Ich heul gleich, mein eben getippter Roman ist weg.
Also auf ein Neues. Ich liebe Freiarbeit. Es hilft mir den Persönlichkeiten der Tiere auf die Spur zu kommen. So lernt man das Tier kennen und kann sich entsprechend darauf einstellen und verhalten.

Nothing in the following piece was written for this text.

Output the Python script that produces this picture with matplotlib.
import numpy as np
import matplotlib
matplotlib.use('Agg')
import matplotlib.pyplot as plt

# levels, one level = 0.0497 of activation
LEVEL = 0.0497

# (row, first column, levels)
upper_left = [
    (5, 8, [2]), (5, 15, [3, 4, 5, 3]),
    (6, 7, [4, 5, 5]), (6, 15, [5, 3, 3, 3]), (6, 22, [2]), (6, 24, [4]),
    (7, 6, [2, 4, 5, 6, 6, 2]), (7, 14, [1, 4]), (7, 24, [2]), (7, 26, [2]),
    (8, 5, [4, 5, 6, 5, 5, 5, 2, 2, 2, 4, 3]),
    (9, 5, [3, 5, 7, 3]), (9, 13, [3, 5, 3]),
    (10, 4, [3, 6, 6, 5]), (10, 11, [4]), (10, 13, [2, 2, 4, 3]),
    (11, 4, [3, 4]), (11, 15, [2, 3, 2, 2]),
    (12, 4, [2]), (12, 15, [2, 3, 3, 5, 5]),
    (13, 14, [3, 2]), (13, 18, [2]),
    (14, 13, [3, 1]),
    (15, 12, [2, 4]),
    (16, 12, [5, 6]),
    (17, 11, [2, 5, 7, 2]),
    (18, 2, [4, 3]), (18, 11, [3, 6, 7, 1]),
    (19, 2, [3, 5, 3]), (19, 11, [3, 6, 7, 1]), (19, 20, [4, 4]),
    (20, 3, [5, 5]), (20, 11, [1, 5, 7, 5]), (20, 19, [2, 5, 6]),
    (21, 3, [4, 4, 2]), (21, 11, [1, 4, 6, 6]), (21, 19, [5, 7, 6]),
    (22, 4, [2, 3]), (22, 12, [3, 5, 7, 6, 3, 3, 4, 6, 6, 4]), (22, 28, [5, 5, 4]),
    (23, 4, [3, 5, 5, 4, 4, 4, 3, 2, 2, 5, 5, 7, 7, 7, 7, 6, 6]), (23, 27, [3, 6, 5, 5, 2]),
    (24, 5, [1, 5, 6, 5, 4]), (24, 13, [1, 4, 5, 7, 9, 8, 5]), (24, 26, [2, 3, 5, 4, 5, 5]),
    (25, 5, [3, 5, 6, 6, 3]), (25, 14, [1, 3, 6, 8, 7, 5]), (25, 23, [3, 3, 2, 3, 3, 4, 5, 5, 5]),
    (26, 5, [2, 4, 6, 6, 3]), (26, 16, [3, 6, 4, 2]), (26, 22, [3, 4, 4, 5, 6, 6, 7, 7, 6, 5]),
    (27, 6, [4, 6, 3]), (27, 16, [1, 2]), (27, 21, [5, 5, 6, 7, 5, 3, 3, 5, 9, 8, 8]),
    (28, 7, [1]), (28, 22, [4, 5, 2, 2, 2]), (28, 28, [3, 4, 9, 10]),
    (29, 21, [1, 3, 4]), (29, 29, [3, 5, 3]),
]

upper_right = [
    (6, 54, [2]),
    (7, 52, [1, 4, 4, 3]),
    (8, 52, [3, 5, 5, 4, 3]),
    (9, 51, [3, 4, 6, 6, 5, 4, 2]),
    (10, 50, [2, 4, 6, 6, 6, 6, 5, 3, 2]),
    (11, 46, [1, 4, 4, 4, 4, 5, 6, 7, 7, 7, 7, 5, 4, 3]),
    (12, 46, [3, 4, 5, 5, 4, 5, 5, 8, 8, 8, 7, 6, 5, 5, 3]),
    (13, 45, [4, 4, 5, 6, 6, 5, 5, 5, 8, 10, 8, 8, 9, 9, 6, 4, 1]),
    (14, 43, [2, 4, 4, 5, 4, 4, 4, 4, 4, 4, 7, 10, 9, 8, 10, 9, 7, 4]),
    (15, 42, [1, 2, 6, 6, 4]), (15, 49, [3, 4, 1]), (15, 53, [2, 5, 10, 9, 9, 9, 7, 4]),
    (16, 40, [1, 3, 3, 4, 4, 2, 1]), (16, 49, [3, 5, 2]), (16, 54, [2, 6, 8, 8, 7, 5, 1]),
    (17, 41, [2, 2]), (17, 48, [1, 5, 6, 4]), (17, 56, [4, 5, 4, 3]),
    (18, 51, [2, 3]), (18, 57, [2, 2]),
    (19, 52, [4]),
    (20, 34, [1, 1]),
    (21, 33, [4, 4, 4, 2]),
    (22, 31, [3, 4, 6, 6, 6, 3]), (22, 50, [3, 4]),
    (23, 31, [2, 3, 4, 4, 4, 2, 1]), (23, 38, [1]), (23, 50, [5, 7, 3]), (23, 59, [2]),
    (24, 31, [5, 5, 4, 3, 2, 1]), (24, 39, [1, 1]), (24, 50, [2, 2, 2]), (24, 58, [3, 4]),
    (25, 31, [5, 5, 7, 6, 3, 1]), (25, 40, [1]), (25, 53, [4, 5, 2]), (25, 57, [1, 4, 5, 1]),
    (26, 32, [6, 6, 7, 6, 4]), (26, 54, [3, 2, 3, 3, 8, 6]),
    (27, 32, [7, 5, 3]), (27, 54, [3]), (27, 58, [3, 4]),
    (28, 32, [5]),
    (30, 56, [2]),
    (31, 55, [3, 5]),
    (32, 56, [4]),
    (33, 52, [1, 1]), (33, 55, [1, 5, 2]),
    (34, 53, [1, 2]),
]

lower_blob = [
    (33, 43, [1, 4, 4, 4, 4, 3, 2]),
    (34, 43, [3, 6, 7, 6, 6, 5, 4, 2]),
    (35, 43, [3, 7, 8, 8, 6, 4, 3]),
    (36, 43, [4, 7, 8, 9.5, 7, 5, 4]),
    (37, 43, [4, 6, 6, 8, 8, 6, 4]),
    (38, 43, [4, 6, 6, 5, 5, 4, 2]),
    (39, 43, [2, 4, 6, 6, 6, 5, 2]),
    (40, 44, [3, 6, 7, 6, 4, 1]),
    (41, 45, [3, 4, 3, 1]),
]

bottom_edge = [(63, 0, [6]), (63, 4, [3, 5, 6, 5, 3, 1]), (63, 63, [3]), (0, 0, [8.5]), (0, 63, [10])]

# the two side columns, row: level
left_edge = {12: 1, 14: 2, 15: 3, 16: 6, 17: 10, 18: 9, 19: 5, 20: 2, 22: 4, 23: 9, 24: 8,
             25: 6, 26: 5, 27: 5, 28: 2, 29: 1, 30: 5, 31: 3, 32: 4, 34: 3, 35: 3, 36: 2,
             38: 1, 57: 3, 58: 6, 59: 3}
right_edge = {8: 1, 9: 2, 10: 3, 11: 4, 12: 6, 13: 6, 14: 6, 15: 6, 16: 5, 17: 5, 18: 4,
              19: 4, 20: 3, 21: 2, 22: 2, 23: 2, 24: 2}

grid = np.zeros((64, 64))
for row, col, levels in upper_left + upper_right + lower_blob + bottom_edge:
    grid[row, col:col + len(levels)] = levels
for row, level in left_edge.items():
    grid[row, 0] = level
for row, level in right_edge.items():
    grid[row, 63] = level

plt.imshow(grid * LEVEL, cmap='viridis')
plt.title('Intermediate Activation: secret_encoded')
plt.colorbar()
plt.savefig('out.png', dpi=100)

Mein Pferd zeigte oft (auch bei der geliebten Freiarbeit) deutliche Ausraster mit den stärksten körperlichen Reaktionen. Ich habe lange gebraucht, um zu begreifen, dass er versucht eine Einheit mit mir herzustellen. Bin ICH nicht voll bei ihm (sowohl geistig als auch körperlich), dann ist die Verbindung gestörrt und dann ist das Pferd gestörrt. Damit kann er nicht umgehen, dann entgleist er völlig. So ein Pferd wird oft ungerechtfertigterweise gestraft. Das muss so ein Tier dann zwangsläufig in den Wahnsinn treiben.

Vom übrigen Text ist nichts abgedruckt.